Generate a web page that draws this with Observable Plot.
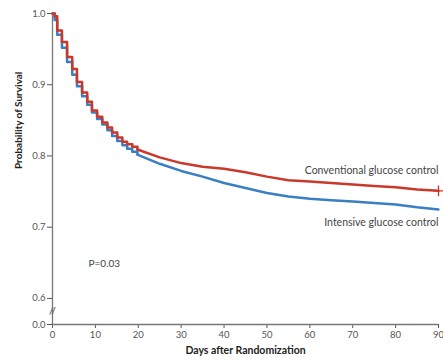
<!DOCTYPE html>
<html><head><meta charset="utf-8">
<script src="https://cdn.jsdelivr.net/npm/d3@7"></script>
<script src="https://cdn.jsdelivr.net/npm/@observablehq/plot@0.6"></script>
<style>body{margin:0;background:#fff}</style>
</head><body><div id="chart"></div>
<script>
// Early part (step curve), days after randomization
const earlyDays = [0, 0.5, 1.1, 2.2, 3.4, 4.6, 5.7, 6.9, 8.1, 9.2, 10.4, 11.6, 12.8, 13.9, 15.1, 16.3, 17.4, 18.6, 19.8];
const conventionalEarly = [1.0, 0.996, 0.976, 0.960, 0.939, 0.922, 0.904, 0.889, 0.876, 0.864, 0.855, 0.847, 0.840, 0.833, 0.826, 0.820, 0.8165, 0.813, 0.809];
const intensiveEarly   = [1.0, 0.991, 0.970, 0.952, 0.932, 0.914, 0.898, 0.884, 0.872, 0.861, 0.852, 0.844, 0.836, 0.828, 0.821, 0.815, 0.810, 0.806, 0.802];
// Later part
const lateDays = [19.8, 25, 30, 35, 40, 45, 50, 55, 60, 65, 70, 75, 80, 85, 90];
const conventionalLate = [0.809, 0.798, 0.790, 0.785, 0.782, 0.777, 0.771, 0.766, 0.764, 0.762, 0.760, 0.758, 0.756, 0.753, 0.751];
const intensiveLate    = [0.802, 0.789, 0.779, 0.771, 0.762, 0.755, 0.748, 0.743, 0.740, 0.738, 0.736, 0.734, 0.732, 0.728, 0.725];

const seriesNames = ["Conventional glucose control", "Intensive glucose control"];
const xTicks = [0, 10, 20, 30, 40, 50, 60, 70, 80, 90];
const yTicks = [0.6, 0.7, 0.8, 0.9, 1.0];
const yBreak = 0.5634; // where the "0.0" tick sits below the axis break
const pText = ["P=0.03"];
const xLabel = ["Days after Randomization"];
const yLabel = ["Probability of Survival"];

const RED = "#c9392b", BLUE = "#3a7fc4";
const mk = (days, vals, s) => days.map((d, i) => ({day: d, p: vals[i], s}));
const convE = mk(earlyDays, conventionalEarly, seriesNames[0]);
const intE = mk(earlyDays, intensiveEarly, seriesNames[1]);
const convL = mk(lateDays, conventionalLate, seriesNames[0]);
const intL = mk(lateDays, intensiveLate, seriesNames[1]);

const chart = Plot.plot({
  width: 443, height: 361,
  marginLeft: 52, marginRight: 5, marginTop: 13, marginBottom: 37,
  style: {fontFamily: "Lato, 'Open Sans', sans-serif", fontSize: "9.5px", color: "#555", background: "#fff"},
  x: {domain: [0, 90], ticks: xTicks, tickSize: 4, tickPadding: 3, label: null, tickFormat: d => String(d)},
  y: {domain: [yBreak, 1.0], ticks: [yBreak, ...yTicks], tickSize: 5, tickPadding: 2, label: null,
      tickFormat: d => d === yBreak ? "0.0" : d.toFixed(1)},
  marks: [
    Plot.ruleX([0], {y1: yBreak, y2: 1.0, stroke: "#777", strokeWidth: 1.3}),
    Plot.ruleY([yBreak], {x1: 0, x2: 90, stroke: "#777", strokeWidth: 1.3}),
    Plot.text(["//"], {x: 0, y: 0.582, text: d => d, fill: "#666", fontSize: 10, fontWeight: "bold"}),
    Plot.line(intE, {x: "day", y: "p", stroke: BLUE, strokeWidth: 2.5, curve: "step-after"}),
    Plot.line(intL, {x: "day", y: "p", stroke: BLUE, strokeWidth: 2.5}),
    Plot.line(convE, {x: "day", y: "p", stroke: RED, strokeWidth: 2.5, curve: "step-after"}),
    Plot.line(convL, {x: "day", y: "p", stroke: RED, strokeWidth: 2.5}),
    Plot.dot([convL[convL.length - 1]], {x: "day", y: "p", symbol: "plus", r: 3.5, stroke: RED, strokeWidth: 1.3}),
    Plot.text([seriesNames[0]], {x: 90, y: 0.779, text: d => d, textAnchor: "end", fill: "#444", fontSize: 10.5}),
    Plot.text([seriesNames[1]], {x: 90, y: 0.706, text: d => d, textAnchor: "end", fill: "#444", fontSize: 10.5}),
    Plot.text(pText, {x: 8.4, y: 0.648, text: d => d, textAnchor: "start", fill: "#444", fontSize: 10}),
    Plot.text(xLabel, {frameAnchor: "bottom", dy: 29, text: d => d, fill: "#222", fontWeight: "bold", fontSize: 10.5}),
    Plot.text(yLabel, {frameAnchor: "left", dx: -34, rotate: -90, text: d => d, fill: "#222", fontWeight: "bold", fontSize: 10})
  ]
});
document.getElementById("chart").appendChild(chart);
</script>
</body></html>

THE REQUEST:
Return each line from the material above exactly, but not the pictures.

OUTPUT FOR THIS TASK:
Generate a web page that draws this with Observable Plot.
<!DOCTYPE html>
<html><head><meta charset="utf-8">
<script src="https://cdn.jsdelivr.net/npm/d3@7"></script>
<script src="https://cdn.jsdelivr.net/npm/@observablehq/plot@0.6"></script>
<style>body{margin:0;background:#fff}</style>
</head><body><div id="chart"></div>
<script>
// Early part (step curve), days after randomization
const earlyDays = [0, 0.5, 1.1, 2.2, 3.4, 4.6, 5.7, 6.9, 8.1, 9.2, 10.4, 11.6, 12.8, 13.9, 15.1, 16.3, 17.4, 18.6, 19.8];
const conventionalEarly = [1.0, 0.996, 0.976, 0.960, 0.939, 0.922, 0.904, 0.889, 0.876, 0.864, 0.855, 0.847, 0.840, 0.833, 0.826, 0.820, 0.8165, 0.813, 0.809];
const intensiveEarly   = [1.0, 0.991, 0.970, 0.952, 0.932, 0.914, 0.898, 0.884, 0.872, 0.861, 0.852, 0.844, 0.836, 0.828, 0.821, 0.815, 0.810, 0.806, 0.802];
// Later part
const lateDays = [19.8, 25, 30, 35, 40, 45, 50, 55, 60, 65, 70, 75, 80, 85, 90];
const conventionalLate = [0.809, 0.798, 0.790, 0.785, 0.782, 0.777, 0.771, 0.766, 0.764, 0.762, 0.760, 0.758, 0.756, 0.753, 0.751];
const intensiveLate    = [0.802, 0.789, 0.779, 0.771, 0.762, 0.755, 0.748, 0.743, 0.740, 0.738, 0.736, 0.734, 0.732, 0.728, 0.725];

const seriesNames = ["Conventional glucose control", "Intensive glucose control"];
const xTicks = [0, 10, 20, 30, 40, 50, 60, 70, 80, 90];
const yTicks = [0.6, 0.7, 0.8, 0.9, 1.0];
const yBreak = 0.5634; // where the "0.0" tick sits below the axis break
const pText = ["P=0.03"];
const xLabel = ["Days after Randomization"];
const yLabel = ["Probability of Survival"];

const RED = "#c9392b", BLUE = "#3a7fc4";
const mk = (days, vals, s) => days.map((d, i) => ({day: d, p: vals[i], s}));
const convE = mk(earlyDays, conventionalEarly, seriesNames[0]);
const intE = mk(earlyDays, intensiveEarly, seriesNames[1]);
const convL = mk(lateDays, conventionalLate, seriesNames[0]);
const intL = mk(lateDays, intensiveLate, seriesNames[1]);

const chart = Plot.plot({
  width: 443, height: 361,
  marginLeft: 52, marginRight: 5, marginTop: 13, marginBottom: 37,
  style: {fontFamily: "Lato, 'Open Sans', sans-serif", fontSize: "9.5px", color: "#555", background: "#fff"},
  x: {domain: [0, 90], ticks: xTicks, tickSize: 4, tickPadding: 3, label: null, tickFormat: d => String(d)},
  y: {domain: [yBreak, 1.0], ticks: [yBreak, ...yTicks], tickSize: 5, tickPadding: 2, label: null,
      tickFormat: d => d === yBreak ? "0.0" : d.toFixed(1)},
  marks: [
    Plot.ruleX([0], {y1: yBreak, y2: 1.0, stroke: "#777", strokeWidth: 1.3}),
    Plot.ruleY([yBreak], {x1: 0, x2: 90, stroke: "#777", strokeWidth: 1.3}),
    Plot.text(["//"], {x: 0, y: 0.582, text: d => d, fill: "#666", fontSize: 10, fontWeight: "bold"}),
    Plot.line(intE, {x: "day", y: "p", stroke: BLUE, strokeWidth: 2.5, curve: "step-after"}),
    Plot.line(intL, {x: "day", y: "p", stroke: BLUE, strokeWidth: 2.5}),
    Plot.line(convE, {x: "day", y: "p", stroke: RED, strokeWidth: 2.5, curve: "step-after"}),
    Plot.line(convL, {x: "day", y: "p", stroke: RED, strokeWidth: 2.5}),
    Plot.dot([convL[convL.length - 1]], {x: "day", y: "p", symbol: "plus", r: 3.5, stroke: RED, strokeWidth: 1.3}),
    Plot.text([seriesNames[0]], {x: 90, y: 0.779, text: d => d, textAnchor: "end", fill: "#444", fontSize: 10.5}),
    Plot.text([seriesNames[1]], {x: 90, y: 0.706, text: d => d, textAnchor: "end", fill: "#444", fontSize: 10.5}),
    Plot.text(pText, {x: 8.4, y: 0.648, text: d => d, textAnchor: "start", fill: "#444", fontSize: 10}),
    Plot.text(xLabel, {frameAnchor: "bottom", dy: 29, text: d => d, fill: "#222", fontWeight: "bold", fontSize: 10.5}),
    Plot.text(yLabel, {frameAnchor: "left", dx: -34, rotate: -90, text: d => d, fill: "#222", fontWeight: "bold", fontSize: 10})
  ]
});
document.getElementById("chart").appendChild(chart);
</script>
</body></html>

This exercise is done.